───── DATA LINES
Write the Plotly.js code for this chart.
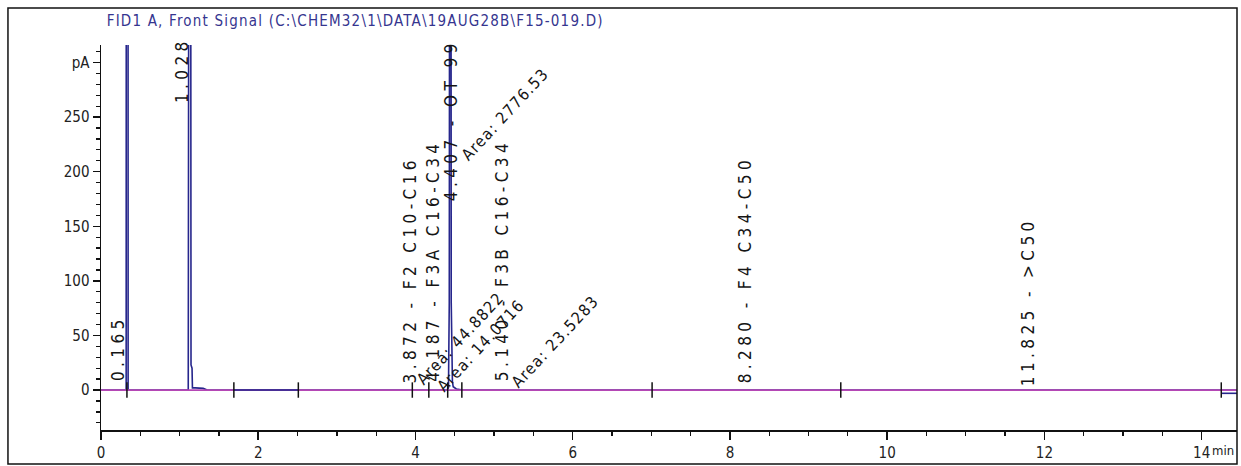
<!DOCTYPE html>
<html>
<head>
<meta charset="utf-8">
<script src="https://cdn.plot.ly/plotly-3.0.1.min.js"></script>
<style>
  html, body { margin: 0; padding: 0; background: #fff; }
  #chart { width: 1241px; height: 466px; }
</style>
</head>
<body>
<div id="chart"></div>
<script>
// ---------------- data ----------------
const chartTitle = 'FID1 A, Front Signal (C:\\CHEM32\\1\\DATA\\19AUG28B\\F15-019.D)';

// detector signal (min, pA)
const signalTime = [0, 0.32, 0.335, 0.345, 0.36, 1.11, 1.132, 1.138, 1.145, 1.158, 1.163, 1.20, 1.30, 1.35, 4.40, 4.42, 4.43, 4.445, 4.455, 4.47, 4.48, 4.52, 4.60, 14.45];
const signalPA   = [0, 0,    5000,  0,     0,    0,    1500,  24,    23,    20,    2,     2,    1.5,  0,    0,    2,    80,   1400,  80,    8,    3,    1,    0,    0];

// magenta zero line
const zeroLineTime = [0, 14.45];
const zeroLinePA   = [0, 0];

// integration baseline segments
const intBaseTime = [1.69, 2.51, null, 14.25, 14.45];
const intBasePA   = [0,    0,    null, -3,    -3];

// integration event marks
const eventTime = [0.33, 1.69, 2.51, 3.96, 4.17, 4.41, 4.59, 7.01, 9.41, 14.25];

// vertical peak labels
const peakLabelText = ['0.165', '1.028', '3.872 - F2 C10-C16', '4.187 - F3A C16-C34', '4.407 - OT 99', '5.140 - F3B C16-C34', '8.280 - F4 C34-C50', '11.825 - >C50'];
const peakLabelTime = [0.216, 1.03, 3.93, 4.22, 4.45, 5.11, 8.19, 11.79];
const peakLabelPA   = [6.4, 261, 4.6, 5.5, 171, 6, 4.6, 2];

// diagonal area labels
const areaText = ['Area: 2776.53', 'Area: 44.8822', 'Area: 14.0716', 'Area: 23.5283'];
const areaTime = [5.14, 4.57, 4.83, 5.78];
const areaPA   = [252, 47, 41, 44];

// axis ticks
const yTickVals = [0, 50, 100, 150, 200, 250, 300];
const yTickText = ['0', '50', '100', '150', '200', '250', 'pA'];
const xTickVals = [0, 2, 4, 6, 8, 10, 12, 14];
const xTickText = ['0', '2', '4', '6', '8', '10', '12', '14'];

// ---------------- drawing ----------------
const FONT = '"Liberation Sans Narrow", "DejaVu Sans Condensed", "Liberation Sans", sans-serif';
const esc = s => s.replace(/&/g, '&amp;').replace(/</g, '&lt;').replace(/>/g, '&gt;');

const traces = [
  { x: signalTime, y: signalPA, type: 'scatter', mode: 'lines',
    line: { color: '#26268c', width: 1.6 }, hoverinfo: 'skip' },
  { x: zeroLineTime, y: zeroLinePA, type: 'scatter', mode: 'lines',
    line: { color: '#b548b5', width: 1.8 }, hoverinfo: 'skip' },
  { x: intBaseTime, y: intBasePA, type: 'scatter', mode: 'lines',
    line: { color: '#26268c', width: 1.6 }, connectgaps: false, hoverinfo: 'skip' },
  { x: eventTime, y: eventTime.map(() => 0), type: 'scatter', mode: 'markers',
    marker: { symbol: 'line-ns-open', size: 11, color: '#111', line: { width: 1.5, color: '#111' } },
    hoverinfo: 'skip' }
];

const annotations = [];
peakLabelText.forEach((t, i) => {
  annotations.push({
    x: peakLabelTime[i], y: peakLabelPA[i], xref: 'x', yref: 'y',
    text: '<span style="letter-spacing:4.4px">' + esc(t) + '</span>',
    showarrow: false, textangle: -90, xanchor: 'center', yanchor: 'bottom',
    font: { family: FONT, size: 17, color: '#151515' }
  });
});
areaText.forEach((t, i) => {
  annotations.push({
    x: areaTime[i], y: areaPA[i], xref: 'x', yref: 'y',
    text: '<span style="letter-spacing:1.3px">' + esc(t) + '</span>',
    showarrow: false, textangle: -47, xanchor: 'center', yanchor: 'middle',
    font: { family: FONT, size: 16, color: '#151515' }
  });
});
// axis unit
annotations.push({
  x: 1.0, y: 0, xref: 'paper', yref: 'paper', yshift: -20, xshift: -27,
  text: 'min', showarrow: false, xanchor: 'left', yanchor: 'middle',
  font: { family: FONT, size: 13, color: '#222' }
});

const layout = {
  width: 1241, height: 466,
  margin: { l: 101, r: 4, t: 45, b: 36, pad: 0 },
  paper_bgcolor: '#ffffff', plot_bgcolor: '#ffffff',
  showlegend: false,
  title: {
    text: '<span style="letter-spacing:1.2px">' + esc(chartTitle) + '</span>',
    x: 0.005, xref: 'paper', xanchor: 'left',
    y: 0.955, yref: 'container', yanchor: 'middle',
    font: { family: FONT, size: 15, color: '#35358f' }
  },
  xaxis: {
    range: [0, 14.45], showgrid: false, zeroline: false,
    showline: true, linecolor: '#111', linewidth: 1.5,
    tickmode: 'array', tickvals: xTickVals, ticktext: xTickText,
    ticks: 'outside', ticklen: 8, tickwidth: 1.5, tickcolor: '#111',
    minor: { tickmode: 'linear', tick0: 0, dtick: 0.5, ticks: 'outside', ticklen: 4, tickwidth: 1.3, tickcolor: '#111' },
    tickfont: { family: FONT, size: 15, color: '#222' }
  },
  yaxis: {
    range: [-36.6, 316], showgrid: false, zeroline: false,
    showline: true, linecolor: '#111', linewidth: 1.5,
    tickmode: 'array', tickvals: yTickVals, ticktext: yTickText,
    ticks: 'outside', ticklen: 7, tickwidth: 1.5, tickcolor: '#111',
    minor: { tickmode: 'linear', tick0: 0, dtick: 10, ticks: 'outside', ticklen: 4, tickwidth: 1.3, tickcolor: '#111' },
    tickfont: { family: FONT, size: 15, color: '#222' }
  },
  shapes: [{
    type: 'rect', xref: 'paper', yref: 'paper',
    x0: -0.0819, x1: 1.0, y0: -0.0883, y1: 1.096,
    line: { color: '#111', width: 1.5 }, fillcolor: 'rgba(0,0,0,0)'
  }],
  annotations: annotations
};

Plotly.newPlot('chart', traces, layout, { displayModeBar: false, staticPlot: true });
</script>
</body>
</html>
──────────
▶ **TO BE DONE**
Copy the material shown above in full and exactly. Skip the pictures.

▶ **CORRECT OUTPUT**
Write the Plotly.js code for this chart.
<!DOCTYPE html>
<html>
<head>
<meta charset="utf-8">
<script src="https://cdn.plot.ly/plotly-3.0.1.min.js"></script>
<style>
  html, body { margin: 0; padding: 0; background: #fff; }
  #chart { width: 1241px; height: 466px; }
</style>
</head>
<body>
<div id="chart"></div>
<script>
// ---------------- data ----------------
const chartTitle = 'FID1 A, Front Signal (C:\\CHEM32\\1\\DATA\\19AUG28B\\F15-019.D)';

// detector signal (min, pA)
const signalTime = [0, 0.32, 0.335, 0.345, 0.36, 1.11, 1.132, 1.138, 1.145, 1.158, 1.163, 1.20, 1.30, 1.35, 4.40, 4.42, 4.43, 4.445, 4.455, 4.47, 4.48, 4.52, 4.60, 14.45];
const signalPA   = [0, 0,    5000,  0,     0,    0,    1500,  24,    23,    20,    2,     2,    1.5,  0,    0,    2,    80,   1400,  80,    8,    3,    1,    0,    0];

// magenta zero line
const zeroLineTime = [0, 14.45];
const zeroLinePA   = [0, 0];

// integration baseline segments
const intBaseTime = [1.69, 2.51, null, 14.25, 14.45];
const intBasePA   = [0,    0,    null, -3,    -3];

// integration event marks
const eventTime = [0.33, 1.69, 2.51, 3.96, 4.17, 4.41, 4.59, 7.01, 9.41, 14.25];

// vertical peak labels
const peakLabelText = ['0.165', '1.028', '3.872 - F2 C10-C16', '4.187 - F3A C16-C34', '4.407 - OT 99', '5.140 - F3B C16-C34', '8.280 - F4 C34-C50', '11.825 - >C50'];
const peakLabelTime = [0.216, 1.03, 3.93, 4.22, 4.45, 5.11, 8.19, 11.79];
const peakLabelPA   = [6.4, 261, 4.6, 5.5, 171, 6, 4.6, 2];

// diagonal area labels
const areaText = ['Area: 2776.53', 'Area: 44.8822', 'Area: 14.0716', 'Area: 23.5283'];
const areaTime = [5.14, 4.57, 4.83, 5.78];
const areaPA   = [252, 47, 41, 44];

// axis ticks
const yTickVals = [0, 50, 100, 150, 200, 250, 300];
const yTickText = ['0', '50', '100', '150', '200', '250', 'pA'];
const xTickVals = [0, 2, 4, 6, 8, 10, 12, 14];
const xTickText = ['0', '2', '4', '6', '8', '10', '12', '14'];

// ---------------- drawing ----------------
const FONT = '"Liberation Sans Narrow", "DejaVu Sans Condensed", "Liberation Sans", sans-serif';
const esc = s => s.replace(/&/g, '&amp;').replace(/</g, '&lt;').replace(/>/g, '&gt;');

const traces = [
  { x: signalTime, y: signalPA, type: 'scatter', mode: 'lines',
    line: { color: '#26268c', width: 1.6 }, hoverinfo: 'skip' },
  { x: zeroLineTime, y: zeroLinePA, type: 'scatter', mode: 'lines',
    line: { color: '#b548b5', width: 1.8 }, hoverinfo: 'skip' },
  { x: intBaseTime, y: intBasePA, type: 'scatter', mode: 'lines',
    line: { color: '#26268c', width: 1.6 }, connectgaps: false, hoverinfo: 'skip' },
  { x: eventTime, y: eventTime.map(() => 0), type: 'scatter', mode: 'markers',
    marker: { symbol: 'line-ns-open', size: 11, color: '#111', line: { width: 1.5, color: '#111' } },
    hoverinfo: 'skip' }
];

const annotations = [];
peakLabelText.forEach((t, i) => {
  annotations.push({
    x: peakLabelTime[i], y: peakLabelPA[i], xref: 'x', yref: 'y',
    text: '<span style="letter-spacing:4.4px">' + esc(t) + '</span>',
    showarrow: false, textangle: -90, xanchor: 'center', yanchor: 'bottom',
    font: { family: FONT, size: 17, color: '#151515' }
  });
});
areaText.forEach((t, i) => {
  annotations.push({
    x: areaTime[i], y: areaPA[i], xref: 'x', yref: 'y',
    text: '<span style="letter-spacing:1.3px">' + esc(t) + '</span>',
    showarrow: false, textangle: -47, xanchor: 'center', yanchor: 'middle',
    font: { family: FONT, size: 16, color: '#151515' }
  });
});
// axis unit
annotations.push({
  x: 1.0, y: 0, xref: 'paper', yref: 'paper', yshift: -20, xshift: -27,
  text: 'min', showarrow: false, xanchor: 'left', yanchor: 'middle',
  font: { family: FONT, size: 13, color: '#222' }
});

const layout = {
  width: 1241, height: 466,
  margin: { l: 101, r: 4, t: 45, b: 36, pad: 0 },
  paper_bgcolor: '#ffffff', plot_bgcolor: '#ffffff',
  showlegend: false,
  title: {
    text: '<span style="letter-spacing:1.2px">' + esc(chartTitle) + '</span>',
    x: 0.005, xref: 'paper', xanchor: 'left',
    y: 0.955, yref: 'container', yanchor: 'middle',
    font: { family: FONT, size: 15, color: '#35358f' }
  },
  xaxis: {
    range: [0, 14.45], showgrid: false, zeroline: false,
    showline: true, linecolor: '#111', linewidth: 1.5,
    tickmode: 'array', tickvals: xTickVals, ticktext: xTickText,
    ticks: 'outside', ticklen: 8, tickwidth: 1.5, tickcolor: '#111',
    minor: { tickmode: 'linear', tick0: 0, dtick: 0.5, ticks: 'outside', ticklen: 4, tickwidth: 1.3, tickcolor: '#111' },
    tickfont: { family: FONT, size: 15, color: '#222' }
  },
  yaxis: {
    range: [-36.6, 316], showgrid: false, zeroline: false,
    showline: true, linecolor: '#111', linewidth: 1.5,
    tickmode: 'array', tickvals: yTickVals, ticktext: yTickText,
    ticks: 'outside', ticklen: 7, tickwidth: 1.5, tickcolor: '#111',
    minor: { tickmode: 'linear', tick0: 0, dtick: 10, ticks: 'outside', ticklen: 4, tickwidth: 1.3, tickcolor: '#111' },
    tickfont: { family: FONT, size: 15, color: '#222' }
  },
  shapes: [{
    type: 'rect', xref: 'paper', yref: 'paper',
    x0: -0.0819, x1: 1.0, y0: -0.0883, y1: 1.096,
    line: { color: '#111', width: 1.5 }, fillcolor: 'rgba(0,0,0,0)'
  }],
  annotations: annotations
};

Plotly.newPlot('chart', traces, layout, { displayModeBar: false, staticPlot: true });
</script>
</body>
</html>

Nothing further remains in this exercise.